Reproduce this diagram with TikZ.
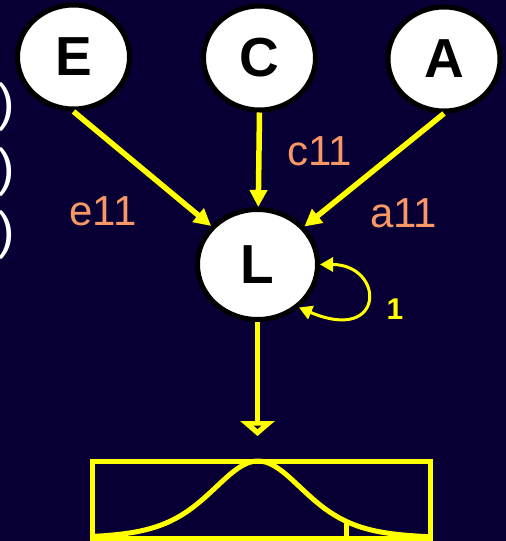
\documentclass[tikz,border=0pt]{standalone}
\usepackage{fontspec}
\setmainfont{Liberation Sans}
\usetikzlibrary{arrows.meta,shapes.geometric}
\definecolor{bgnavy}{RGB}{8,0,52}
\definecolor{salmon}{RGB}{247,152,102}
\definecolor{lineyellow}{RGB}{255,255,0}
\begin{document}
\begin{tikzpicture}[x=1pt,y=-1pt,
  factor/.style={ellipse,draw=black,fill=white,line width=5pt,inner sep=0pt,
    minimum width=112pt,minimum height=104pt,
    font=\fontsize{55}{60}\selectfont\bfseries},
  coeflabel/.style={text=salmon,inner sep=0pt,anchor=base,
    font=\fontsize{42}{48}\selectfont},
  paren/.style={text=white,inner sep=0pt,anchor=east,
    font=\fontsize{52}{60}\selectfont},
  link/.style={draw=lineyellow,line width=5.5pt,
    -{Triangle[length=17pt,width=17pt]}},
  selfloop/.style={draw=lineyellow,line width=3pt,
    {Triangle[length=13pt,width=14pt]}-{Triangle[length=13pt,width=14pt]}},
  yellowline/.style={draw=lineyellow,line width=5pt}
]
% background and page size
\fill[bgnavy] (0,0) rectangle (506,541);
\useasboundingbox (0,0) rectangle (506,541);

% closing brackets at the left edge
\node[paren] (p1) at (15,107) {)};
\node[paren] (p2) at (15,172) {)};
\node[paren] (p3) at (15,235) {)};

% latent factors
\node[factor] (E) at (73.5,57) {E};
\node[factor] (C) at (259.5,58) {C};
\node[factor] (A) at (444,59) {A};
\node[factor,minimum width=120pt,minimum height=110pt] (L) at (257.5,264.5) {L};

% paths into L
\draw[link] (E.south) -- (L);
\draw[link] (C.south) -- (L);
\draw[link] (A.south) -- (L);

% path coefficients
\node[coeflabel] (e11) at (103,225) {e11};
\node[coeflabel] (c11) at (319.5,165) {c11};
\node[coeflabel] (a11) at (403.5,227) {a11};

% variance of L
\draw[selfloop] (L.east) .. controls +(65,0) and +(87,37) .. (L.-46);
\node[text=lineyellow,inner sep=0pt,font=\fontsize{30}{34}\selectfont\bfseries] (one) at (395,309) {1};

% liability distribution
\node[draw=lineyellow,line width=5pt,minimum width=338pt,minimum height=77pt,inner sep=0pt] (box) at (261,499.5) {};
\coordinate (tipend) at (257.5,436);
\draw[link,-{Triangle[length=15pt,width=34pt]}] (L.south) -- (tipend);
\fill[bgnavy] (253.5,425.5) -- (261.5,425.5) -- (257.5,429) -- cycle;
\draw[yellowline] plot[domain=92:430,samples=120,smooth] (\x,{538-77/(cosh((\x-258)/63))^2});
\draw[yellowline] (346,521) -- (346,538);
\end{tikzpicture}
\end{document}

#### INSTRUCTION:
Repeat the material above word for word and skip every image in it.

#### EXERCISE SOLUTION:
Reproduce this diagram with TikZ.
\documentclass[tikz,border=0pt]{standalone}
\usepackage{fontspec}
\setmainfont{Liberation Sans}
\usetikzlibrary{arrows.meta,shapes.geometric}
\definecolor{bgnavy}{RGB}{8,0,52}
\definecolor{salmon}{RGB}{247,152,102}
\definecolor{lineyellow}{RGB}{255,255,0}
\begin{document}
\begin{tikzpicture}[x=1pt,y=-1pt,
  factor/.style={ellipse,draw=black,fill=white,line width=5pt,inner sep=0pt,
    minimum width=112pt,minimum height=104pt,
    font=\fontsize{55}{60}\selectfont\bfseries},
  coeflabel/.style={text=salmon,inner sep=0pt,anchor=base,
    font=\fontsize{42}{48}\selectfont},
  paren/.style={text=white,inner sep=0pt,anchor=east,
    font=\fontsize{52}{60}\selectfont},
  link/.style={draw=lineyellow,line width=5.5pt,
    -{Triangle[length=17pt,width=17pt]}},
  selfloop/.style={draw=lineyellow,line width=3pt,
    {Triangle[length=13pt,width=14pt]}-{Triangle[length=13pt,width=14pt]}},
  yellowline/.style={draw=lineyellow,line width=5pt}
]
% background and page size
\fill[bgnavy] (0,0) rectangle (506,541);
\useasboundingbox (0,0) rectangle (506,541);

% closing brackets at the left edge
\node[paren] (p1) at (15,107) {)};
\node[paren] (p2) at (15,172) {)};
\node[paren] (p3) at (15,235) {)};

% latent factors
\node[factor] (E) at (73.5,57) {E};
\node[factor] (C) at (259.5,58) {C};
\node[factor] (A) at (444,59) {A};
\node[factor,minimum width=120pt,minimum height=110pt] (L) at (257.5,264.5) {L};

% paths into L
\draw[link] (E.south) -- (L);
\draw[link] (C.south) -- (L);
\draw[link] (A.south) -- (L);

% path coefficients
\node[coeflabel] (e11) at (103,225) {e11};
\node[coeflabel] (c11) at (319.5,165) {c11};
\node[coeflabel] (a11) at (403.5,227) {a11};

% variance of L
\draw[selfloop] (L.east) .. controls +(65,0) and +(87,37) .. (L.-46);
\node[text=lineyellow,inner sep=0pt,font=\fontsize{30}{34}\selectfont\bfseries] (one) at (395,309) {1};

% liability distribution
\node[draw=lineyellow,line width=5pt,minimum width=338pt,minimum height=77pt,inner sep=0pt] (box) at (261,499.5) {};
\coordinate (tipend) at (257.5,436);
\draw[link,-{Triangle[length=15pt,width=34pt]}] (L.south) -- (tipend);
\fill[bgnavy] (253.5,425.5) -- (261.5,425.5) -- (257.5,429) -- cycle;
\draw[yellowline] plot[domain=92:430,samples=120,smooth] (\x,{538-77/(cosh((\x-258)/63))^2});
\draw[yellowline] (346,521) -- (346,538);
\end{tikzpicture}
\end{document}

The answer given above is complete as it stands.